Even though Tudor funds are generally closed to new investors—and usually return capital to clients every few years — Jones says he’s still looking for experienced traders with strong track records. Areas in which he might expand include mortgage-backed securities, federal agency bonds and corporate bonds, including distressed, high-yield, and investment-grade issues, MacFarlane says.

It’s not easy to get hired by Tudor, Jones says. Traders must

– have a proven track record of gaining at least 20% a year

– and generally have returns that don’t vary much from year to year.

– And they must be focused on managing risk, he says.

– “What we are looking for is traders who are capable of recognizing when they are 100% wrong and reducing their risk,” he says.


And the person has to be a team player. “We have a very collegial culture,” MacFarlane says. “There is no room for territorialism or not sharing. Many times, that’s caused us to pass on hiring a moneymaking portfolio manager.”

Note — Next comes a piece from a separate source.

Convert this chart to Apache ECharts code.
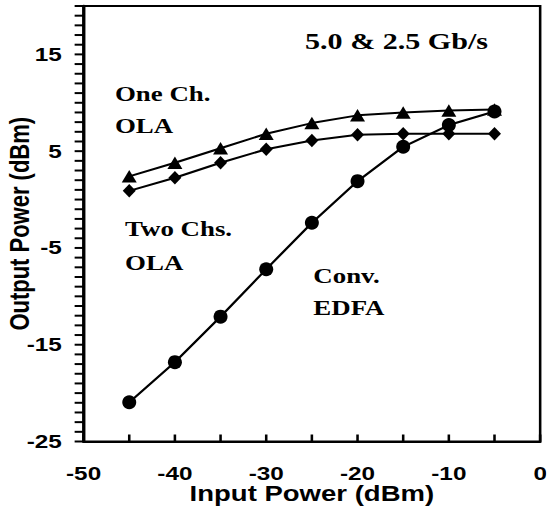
<!DOCTYPE html>
<html><head><meta charset="utf-8">
<script src="https://cdn.jsdelivr.net/npm/echarts@6/dist/echarts.min.js"></script>
<style>
html,body{margin:0;padding:0;background:#fff;overflow:hidden}
#wrap{width:547px;height:527px;overflow:hidden}
#c{width:427.34px;height:527px;transform:scaleX(1.28);transform-origin:0 0}
</style>
</head><body><div id="wrap"><div id="c"></div></div>
<script>
const inputPower = [-45, -40, -35, -30, -25, -20, -15, -10, -5];
const oneChOLA = [2.4, 3.8, 5.3, 6.8, 7.9, 8.7, 9.0, 9.2, 9.3];
const twoChsOLA = [0.9, 2.25, 3.8, 5.2, 6.1, 6.7, 6.8, 6.8, 6.8];
const convEDFA = [-20.95, -16.8, -12.1, -7.2, -2.4, 1.9, 5.45, 7.7, 9.1];
const xTickLabels = [-50, -40, -30, -20, -10, 0];
const yTickLabels = [-25, -15, -5, 5, 15];
const xTickMarks = [-50, -45, -40, -35, -30, -25, -20, -15, -10, -5, 0];
const yTickMarks = Array.from({length: 46}, (_, i) => -25 + i);
const annotations = ['5.0 & 2.5 Gb/s', 'One Ch.', 'OLA', 'Two Chs.', 'OLA', 'Conv.', 'EDFA'];

const SX = 1.28;
const chart = echarts.init(document.getElementById('c'), null, {renderer: 'svg'});
const pair = arr => inputPower.map((x, i) => [x, arr[i]]);
const axisFont = {fontFamily: '"Liberation Sans", Arial, sans-serif', fontWeight: 'bold', color: '#000'};
const serif = '"Liberation Serif", "Times New Roman", serif';
const annPos = [[238.3, 41.3, 23.5], [89.8, 93.7, 21], [89.8, 125.8, 21], [97.7, 228.7, 21], [97.7, 262.8, 21], [244.8, 276, 21], [244.8, 308.3, 21]];

const lineSeries = (name, data, symbol, size) => ({
  name, type: 'line', data: pair(data), symbol, symbolSize: size,
  lineStyle: {color: '#000', width: 2},
  itemStyle: {color: '#000', borderWidth: 0},
  animation: false, z: 3
});

const tickSeries = (data, horizontal) => ({
  type: 'custom', data, silent: true, clip: false, animation: false, z: 4,
  renderItem: (params, api) => {
    const p = api.coord([api.value(0), api.value(1)]);
    const shape = horizontal
      ? {x1: p[0] - 7, y1: p[1], x2: p[0], y2: p[1]}
      : {x1: p[0], y1: p[1], x2: p[0], y2: p[1] - 7};
    return {type: 'line', shape, style: {stroke: '#000', lineWidth: 2}};
  }
});

chart.setOption({
  animation: false,
  backgroundColor: '#fff',
  grid: {left: 65.3, right: 5, top: 6, bottom: 85.5, containLabel: false, outerBoundsMode: 'none',
    show: true, borderColor: '#000', borderWidth: 2, backgroundColor: 'transparent'},
  xAxis: {
    type: 'value', min: -50, max: 0, interval: 5,
    name: 'Input Power (dBm)', nameLocation: 'middle', nameGap: 44, nameMoveOverlap: false,
    nameTextStyle: Object.assign({fontSize: 21.5, lineHeight: 16}, axisFont),
    axisLine: {show: true, onZero: false, lineStyle: {color: '#000', width: 2}},
    axisTick: {show: false},
    axisLabel: Object.assign({fontSize: 19, lineHeight: 15, margin: 24.5, interval: 0,
      formatter: v => xTickLabels.includes(v) ? String(v) : ''}, axisFont),
    splitLine: {show: false}
  },
  yAxis: {
    type: 'value', min: -25, max: 20, interval: 5,
    name: 'Output Power (dBm)', nameLocation: 'middle', nameGap: 39.5, nameMoveOverlap: false,
    nameTextStyle: Object.assign({fontSize: 22}, axisFont),
    axisLine: {show: true, onZero: false, lineStyle: {color: '#000', width: 2.5}},
    axisTick: {show: false},
    axisLabel: Object.assign({fontSize: 19, margin: 17, interval: 0,
      formatter: v => yTickLabels.includes(v) ? String(v) : ''}, axisFont),
    splitLine: {show: false}
  },
  series: [
    tickSeries(xTickMarks.map(v => [v, -25]), false),
    tickSeries(yTickMarks.map(v => [-50, v]), true),
    lineSeries('One Ch. OLA', oneChOLA, 'triangle', [15 / SX, 12.5]),
    lineSeries('Two Chs. OLA', twoChsOLA, 'diamond', [13 / SX, 13.5]),
    lineSeries('Conv. EDFA', convEDFA, 'circle', [14 / SX, 14])
  ],
  graphic: annotations.map((t, i) => ({
    type: 'text', x: annPos[i][0], y: annPos[i][1], z: 10,
    style: {text: t, fill: '#000', fontFamily: serif, fontWeight: 'bold', fontSize: annPos[i][2], align: 'left', verticalAlign: 'middle'}
  }))
});
</script>
</body></html>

All of the traders share information, whether they work in the commodities, bond, currency or equity markets, Pallotta says. Recently, he says, he sent a message to all of the traders saying his group surveys had found slowdowns in the trucking and packaging industries that were much greater than expected.

Jones contributes to environmental causes such as protecting the Everglades in Florida and raptors in Zimbabwe. His biggest commitment outside his business and family is the Robin Hood Foundation, a charity he started in 1988 with the goal of eradicating poverty in New York. The nonprofit is unusual because the 25-member board pays all of the foundation’s expenses, so 100% of the money raised goes directly to charities Robin Hood chooses. If one of the hundred or so organizations it funds doesn’t meet its goals or mission, the dollars stop flowing.

“I was a child of the ’80s,” Jones says. “It was a period of excess and very egocentric.” Jones says something about the stock market crash of Oct. 19, 1987, changed American culture and made the “me generation” less selfish.

For Jones, the crash was perhaps his greatest moneymaking moment: His fund returned 62% that month. Jones says he had been expecting stocks to plummet since the middle of 1986 and saw patterns in stock indexes very similar to price movements in 1929. After the market dived 5% in heavy trading the previous Friday, Jones says, he expected the worst.

So he bet against stocks and bought more bonds than he ever had, wagering that the Federal Reserve would take action that would send bond prices higher. It was also that day that he dreamed up the idea of Robin Hood. “I thought we’d be in a depression,” he says. Jones says that’s one time he was thankful for being wrong.